4.) Gaiam aluminum water bottle
On days you do make it to the gym, you probably wanna bring a water bottle, if just to avoid having to stand in line at the bubbler behind some douche who's filling up their water bottle. Ahem. But, uh, yeah, hydration is key! I love my aluminum water bottle, because I highly dislike drinking from plastic. Mine, which is orange paisley and matches the straps on my minimalist shoes, is apparently no longer made, but they have other attractive options. I will also warn you on these: reviews are mixed. Not everyone loves theirs as much as I love mine. Some people have complained theirs dented easily or that the design scratched off. Mine's held up just fine. Some people feel theirs gave their water a metallic taste. Eh. I kinda like the very faint metallic taste--it's like mineral water. And it's tastier than plastic, which I hate. Proceed at your own risk.
5.) micro plates
And when you get to the gym, what happens when you go to do shoulder presses and the 25 lb dumbbells are getting way too easy but the 30s are a crapshoot as to whether you can even get them up? Hmmm, you say, if only there were 27.5 lb dumbbells in this gym... Microplates to the rescue, bitches! Seriously, these are genius, and I am envious of anyone who got these in their stocking. Sigh. There's always Mother's Day. Or, y'know, not being a cheap bastard and buying them myself. But, seriously: you or someone you know needs these.
6.) magical miracle yoga pants
Yes, they are ridiculously expensive. Yes, they will make your ass look better than any other gym clothes you own. Case closed.
7.) UGG sneakers
What looks like a pair of Chucks but classier and more grownup and have slightly more support and, not to mention, shearling inside the heels and on the tongue, so your feet are cozy and never blister? These! And you can deadlift in them.
8.) You long-haired chicas who go to the gym know the deal. There's squat hair--a high bun so that you don't get your hair in the way of the bar. There's yoga or benching hair--a low pony or braid so there's no lump under your head when you're on your back. Maybe what you need instead or in addition is a headwrap.

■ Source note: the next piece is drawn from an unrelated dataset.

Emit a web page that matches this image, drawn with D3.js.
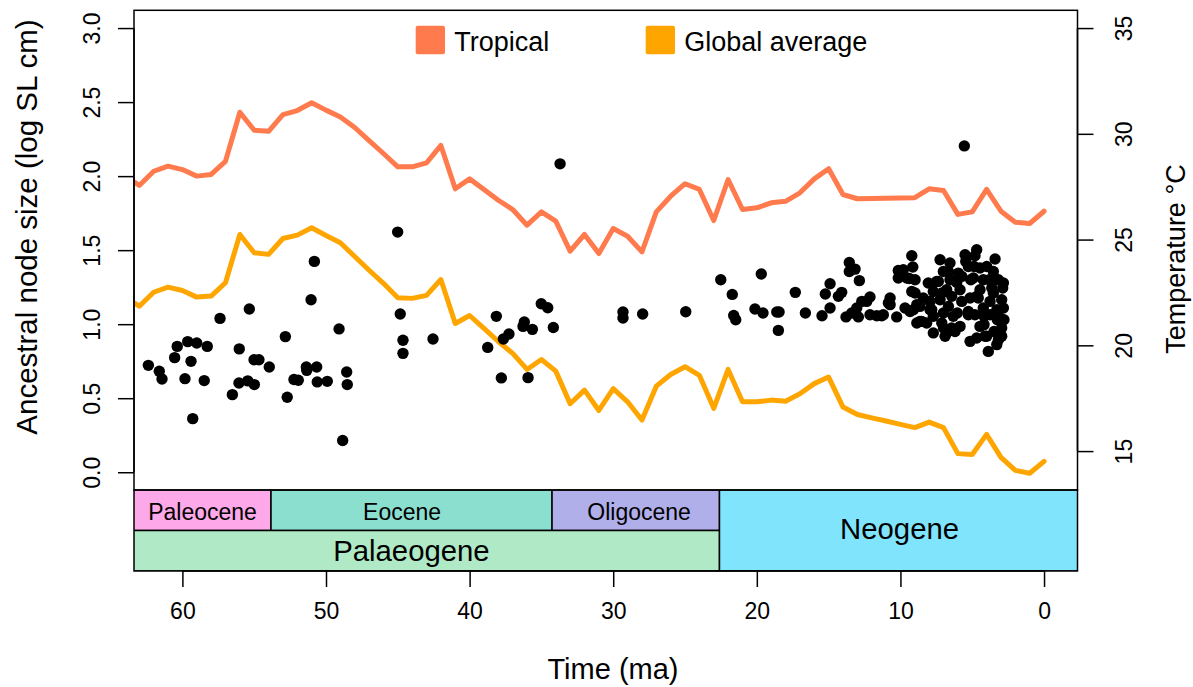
<!DOCTYPE html>
<html>
<head>
<meta charset="utf-8">
<script src="https://cdn.jsdelivr.net/npm/d3@7"></script>
<style>
  html, body { margin: 0; padding: 0; background: #fff; }
  svg { display: block; font-family: "Liberation Sans", Arial, Helvetica, sans-serif; }
</style>
</head>
<body>
<svg id="chart" width="1193" height="687"></svg>
<script>
// ---------------- DATA ----------------
// Temperature curves (time in Ma, temperature in °C)
const tempTime = [64,63,62,61,60,59,58,57,56,55,54,53,52,51,50,49,48,47,46,45,44,43,42,41,40,39,38,37,36,35,34,33,32,31,30,29,28,27,26,25,24,23,22,21,20,19,18,17,16,15,14,13,12,11,10,9,8,7,6,5,4,3,2,1,0];
const tropicalTemp = [28.0,27.56,28.23,28.47,28.31,28.0,28.08,28.7,31.02,30.17,30.12,30.91,31.1,31.47,31.12,30.8,30.3,29.68,29.07,28.44,28.44,28.63,29.45,27.4,27.87,27.37,26.86,26.42,25.68,26.31,25.87,24.45,25.24,24.34,25.52,25.16,24.42,26.31,27.05,27.64,27.37,25.9,27.84,26.42,26.5,26.74,26.81,27.21,27.87,28.35,27.13,26.93,26.94,26.95,26.97,26.98,27.4,27.32,26.19,26.31,27.37,26.34,25.82,25.76,26.34];
const globalTemp = [22.28,21.85,22.51,22.75,22.59,22.28,22.33,22.96,25.24,24.38,24.3,25.05,25.21,25.56,25.19,24.85,24.2,23.55,22.93,22.25,22.22,22.36,23.11,21.03,21.41,20.8,20.18,19.62,18.86,19.33,18.78,17.24,17.88,16.92,17.95,17.33,16.47,18.07,18.62,18.99,18.58,17.02,18.86,17.33,17.33,17.41,17.36,17.71,18.19,18.5,17.08,16.73,16.57,16.42,16.26,16.11,16.37,16.11,14.88,14.84,15.79,14.7,14.09,13.95,14.51];

// Ancestral nodes: age (Ma) and size (log SL cm)
const nodeAge = [50.81,51.04,55.34,57.38,49.09,52.83,60.36,59.63,59.00,58.27,60.54,59.40,56.04,55.01,54.67,53.95,62.37,61.61,61.42,59.82,58.48,56.06,55.45,54.99,56.52,52.70,52.23,51.93,51.37,51.34,50.65,50.61,49.91,48.56,48.52,59.28,48.84,
  33.70,45.01,44.83,44.64,44.64,42.55,38.14,38.74,37.65,37.26,36.19,36.28,35.63,35.01,34.56,34.17,37.79,35.93,
  29.32,29.32,27.95,24.95,22.51,21.71,21.61,21.47,19.69,20.13,19.57,18.61,18.45,18.50,17.32,16.62,15.46,15.23,14.90,14.90,
  13.56,13.16,13.56,12.86,14.09,14.32,13.79,13.39,13.04,12.69,12.12,12.93,12.12,11.65,11.30,10.72,10.72,10.26,10.15,10.15,12.35,11.19,
  5.55,9.21,7.24,6.55,5.50,4.69,3.41,9.80,9.14,9.56,8.98,7.01,5.97,5.27,4.46,3.99,3.53,8.06,7.36,6.55,5.73,4.92,4.23,3.18,2.83,
  9.21,7.71,6.78,5.85,4.46,3.64,10.84,8.41,7.24,6.43,5.15,4.58,2.95,9.68,8.86,7.94,6.66,5.73,4.23,2.83,9.33,8.64,7.71,6.32,5.27,3.76,3.06,
  8.17,7.12,6.43,5.85,7.71,6.78,4.46,2.95,4.69,3.99,3.18,5.15,3.88,3.29,
  2.79,2.88,2.95,3.48,4.11,4.18,4.18,3.76,3.53,3.29,3.25,3.81,4.69,4.81,4.81,4.87,5.10,5.27,5.45,6.04,6.08,6.20,6.66,6.89,7.00,7.01,7.12,7.47,7.82,7.94,8.52,8.86,8.64,8.98,9.10,9.38];
const nodeSize = [1.424,1.165,1.103,1.039,0.968,0.916,0.850,0.882,0.873,0.850,0.774,0.749,0.833,0.760,0.760,0.711,0.722,0.682,0.630,0.632,0.619,0.603,0.617,0.592,0.524,0.506,0.626,0.621,0.711,0.688,0.711,0.610,0.614,0.677,0.592,0.362,0.214,
  2.083,1.622,1.069,0.891,0.803,0.900,1.053,0.843,0.900,0.934,1.015,0.985,0.965,1.138,1.111,0.978,0.637,0.639,
  1.082,1.042,1.069,1.084,1.300,1.201,1.059,1.030,1.339,1.103,1.076,1.082,1.082,0.958,1.215,1.076,1.057,1.204,1.273,1.109,
  1.417,1.372,1.356,1.294,1.215,1.188,1.049,1.076,1.109,1.154,1.184,1.049,1.064,1.057,1.057,1.177,1.132,1.049,1.312,1.363,1.154,1.064,
  2.204,1.462,1.435,1.413,1.469,1.503,1.440,1.368,1.386,1.312,1.300,1.356,1.345,1.390,1.379,1.390,1.356,1.278,1.289,1.300,1.323,1.312,1.300,1.300,1.278,
  1.221,1.221,1.233,1.233,1.233,1.244,1.143,1.177,1.165,1.188,1.177,1.177,1.165,1.109,1.132,1.098,1.120,1.154,1.109,1.109,1.086,1.019,1.053,1.053,1.064,1.064,1.042,
  1.008,1.008,0.974,0.985,0.941,0.941,0.985,0.974,0.907,0.918,0.895,0.884,0.816,0.862,
  1.030,1.244,0.918,0.951,0.918,1.053,0.997,1.154,1.211,1.098,1.030,1.300,1.188,1.064,1.462,1.390,1.300,1.086,1.424,1.076,1.282,0.951,1.356,0.918,0.974,1.076,1.211,1.289,1.098,1.154,1.019,1.008,1.120,1.211,1.098,1.309];

// Geological time scale
const epochNames = ["Paleocene","Eocene","Oligocene"];
const epochStart = [66, 53.83, 34.26];
const epochEnd   = [53.83, 34.26, 22.6];
const epochLabelAt = [58.6, 44.7, 28.2];
const epochColors = ["#FDA9E9","#8ADFCF","#B0AFEA"];
const periodNames = ["Palaeogene","Neogene"];
const periodStart = [66, 22.6];
const periodEnd   = [22.6, -5];
const periodLabelAt = [44.05, 10.06];
const periodColors = ["#AFE9C6","#80E4FD"];

const timeTicks = [60,50,40,30,20,10,0];
const sizeTicks = [0,0.5,1,1.5,2,2.5,3];
const tempTicks = [15,20,25,30,35];
const seriesNames = ["Tropical","Global average"];
const seriesColors = ["#FF7A4D","#FFA500"];

// ---------------- LAYOUT ----------------
const svg = d3.select("#chart");
const L = 134, R = 1077.5, T = 10.3, B = 490;
const scaleBottom = 571, scaleMid = 530.5;

const x = d3.scaleLinear().domain([63.37, -2.33]).range([L, R]);
const yL = d3.scaleLinear().domain([-0.12, 3.12]).range([B, T]);
const yR = d3.scaleLinear().domain([13.16, 35.84]).range([B, T]);

svg.append("defs").append("clipPath").attr("id","plotclip")
  .append("rect").attr("x", L).attr("y", T).attr("width", R - L).attr("height", B - T);
svg.append("defs").append("clipPath").attr("id","scaleclip")
  .append("rect").attr("x", L).attr("y", B).attr("width", R - L).attr("height", scaleBottom - B);

// Temperature lines
const plotG = svg.append("g").attr("clip-path", "url(#plotclip)");
[tropicalTemp, globalTemp].forEach((vals, i) => {
  const line = d3.line().x((d, j) => x(tempTime[j])).y(d => yR(d));
  plotG.append("path").datum(vals)
    .attr("d", line)
    .attr("fill", "none")
    .attr("stroke", seriesColors[i])
    .attr("stroke-width", 5)
    .attr("stroke-linejoin", "round")
    .attr("stroke-linecap", "round");
});

// Points
plotG.selectAll("circle.node").data(nodeAge.map((a, i) => [a, nodeSize[i]]))
  .enter().append("circle")
  .attr("class", "node")
  .attr("cx", d => x(d[0]))
  .attr("cy", d => yL(d[1]))
  .attr("r", 5.7)
  .attr("fill", "#000");

// Plot box
svg.append("rect").attr("x", L).attr("y", T).attr("width", R - L).attr("height", B - T)
  .attr("fill", "none").attr("stroke", "#000").attr("stroke-width", 1.5);

// Legend
const legX = [415.7, 645.7];
seriesNames.forEach((n, i) => {
  svg.append("rect").attr("x", legX[i]).attr("y", 25.7).attr("width", 29.3).attr("height", 28.6)
    .attr("rx", 2).attr("fill", seriesColors[i]);
  svg.append("text").attr("x", legX[i] + 38.5).attr("y", 50.5)
    .attr("font-size", 27).attr("fill", "#000").text(n);
});

// Time scale panel
const sg = svg.append("g").attr("clip-path", "url(#scaleclip)");
epochNames.forEach((n, i) => {
  sg.append("rect").attr("x", x(epochStart[i])).attr("y", B)
    .attr("width", x(epochEnd[i]) - x(epochStart[i])).attr("height", scaleMid - B)
    .attr("fill", epochColors[i]).attr("stroke", "#000").attr("stroke-width", 1.5);
});
periodNames.forEach((n, i) => {
  const y0 = i === 0 ? scaleMid : B;
  sg.append("rect").attr("x", x(periodStart[i])).attr("y", y0)
    .attr("width", x(periodEnd[i]) - x(periodStart[i])).attr("height", scaleBottom - y0)
    .attr("fill", periodColors[i]).attr("stroke", "#000").attr("stroke-width", 1.5);
});
epochNames.forEach((n, i) => {
  svg.append("text").attr("x", x(epochLabelAt[i])).attr("y", 519.5)
    .attr("text-anchor", "middle").attr("font-size", 23).text(n);
});
periodNames.forEach((n, i) => {
  svg.append("text").attr("x", x(periodLabelAt[i])).attr("y", i === 0 ? 561 : 539)
    .attr("text-anchor", "middle").attr("font-size", 29.3).text(n);
});
svg.append("rect").attr("x", L).attr("y", B).attr("width", R - L).attr("height", scaleBottom - B)
  .attr("fill", "none").attr("stroke", "#000").attr("stroke-width", 1.5);

// Bottom axis
const xAxis = d3.axisBottom(x).tickValues(timeTicks).tickSize(16).tickPadding(0).tickFormat(d3.format("d"));
const gx = svg.append("g").attr("transform", `translate(0,${scaleBottom})`).call(xAxis);
gx.select(".domain").attr("d", `M${x(60)},0H${x(0)}`).attr("stroke-width", 1.5);
gx.selectAll(".tick line").attr("stroke-width", 1.5);
gx.selectAll(".tick text").attr("font-size", 23).attr("font-family", null).attr("dy", null).attr("y", 48);

// Left axis
const yAxisL = d3.axisLeft(yL).tickValues(sizeTicks).tickSize(16).tickFormat(d3.format(".1f"));
const gl = svg.append("g").attr("transform", `translate(${L},0)`).call(yAxisL);
gl.select(".domain").attr("d", `M0,${yL(0)}V${yL(3)}`).attr("stroke-width", 1.5);
gl.selectAll(".tick line").attr("stroke-width", 1.5);
gl.selectAll(".tick text").attr("font-size", 23).attr("font-family", null)
  .attr("x", null).attr("dy", null).attr("text-anchor", "middle")
  .attr("transform", "translate(-34,0) rotate(-90)");

// Right axis
const yAxisR = d3.axisRight(yR).tickValues(tempTicks).tickSize(16).tickFormat(d3.format("d"));
const gr = svg.append("g").attr("transform", `translate(${R},0)`).call(yAxisR);
gr.select(".domain").attr("d", `M0,${yR(15)}V${yR(35)}`).attr("stroke-width", 1.5);
gr.selectAll(".tick line").attr("stroke-width", 1.5);
gr.selectAll(".tick text").attr("font-size", 23).attr("font-family", null)
  .attr("x", null).attr("dy", null).attr("text-anchor", "middle")
  .attr("transform", "translate(54,0) rotate(-90)");

svg.selectAll(".tick text").attr("fill", "#000");
svg.selectAll(".tick line, .domain").attr("stroke", "#000");

// Axis titles
svg.append("text").attr("x", 613).attr("y", 679).attr("text-anchor", "middle")
  .attr("font-size", 29).text("Time (ma)");
svg.append("text").attr("transform", "translate(36.5,227) rotate(-90)")
  .attr("text-anchor", "middle").attr("font-size", 29.5).text("Ancestral node size (log SL cm)");
svg.append("text").attr("transform", "translate(1185,259) rotate(-90)")
  .attr("text-anchor", "middle").attr("font-size", 27).text("Temperature °C");
</script>
</body>
</html>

You can go old skool and gangsta:
the classic doorag
You can get in touch with your holistic, spiritual side:
the hippie alternative
Or you can:
glam it up
Wearing one that looks almost exactly like that to squat today. I ain't even lyin'.
9.) the foam roller
And all of us who work out or play sports know the deal on this: you will have minor injuries. You'll tweak this and pull that. X will tighten up and y will spasm. Foam rolling is the next best thing to a massage for working out those issues.
10.) the foam roller on steroids
But if the fitness enthusiast in your life is already foam rolling and has been for awhile, they may just need to upgrade to one of these. Not for the beginner and not for the faint of heart. There may be pain involved. But it's good pain. Shut up.
11.) Or, you can just be a really, really excellent gift-giver and buy your giftee an actual (preferably myofascial) massage!
Pet peeve: as an LMT myself, I cannot tell you how much it irks, trying to find an image online of someone getting a massage that actually looks as if they're really getting a massage. By which I mean to say, with their face in the face cradle, not torqued to the side with a blissful half-smile on. But while I was doing that, I did happen to come across bonus content for my readers:
Snake massage. SNAKE MASSAGE. I did not know that was a thing. I didn't want to know that was a thing. If that seems like the perfect gift for someone on your list, well, uh, bless your heart!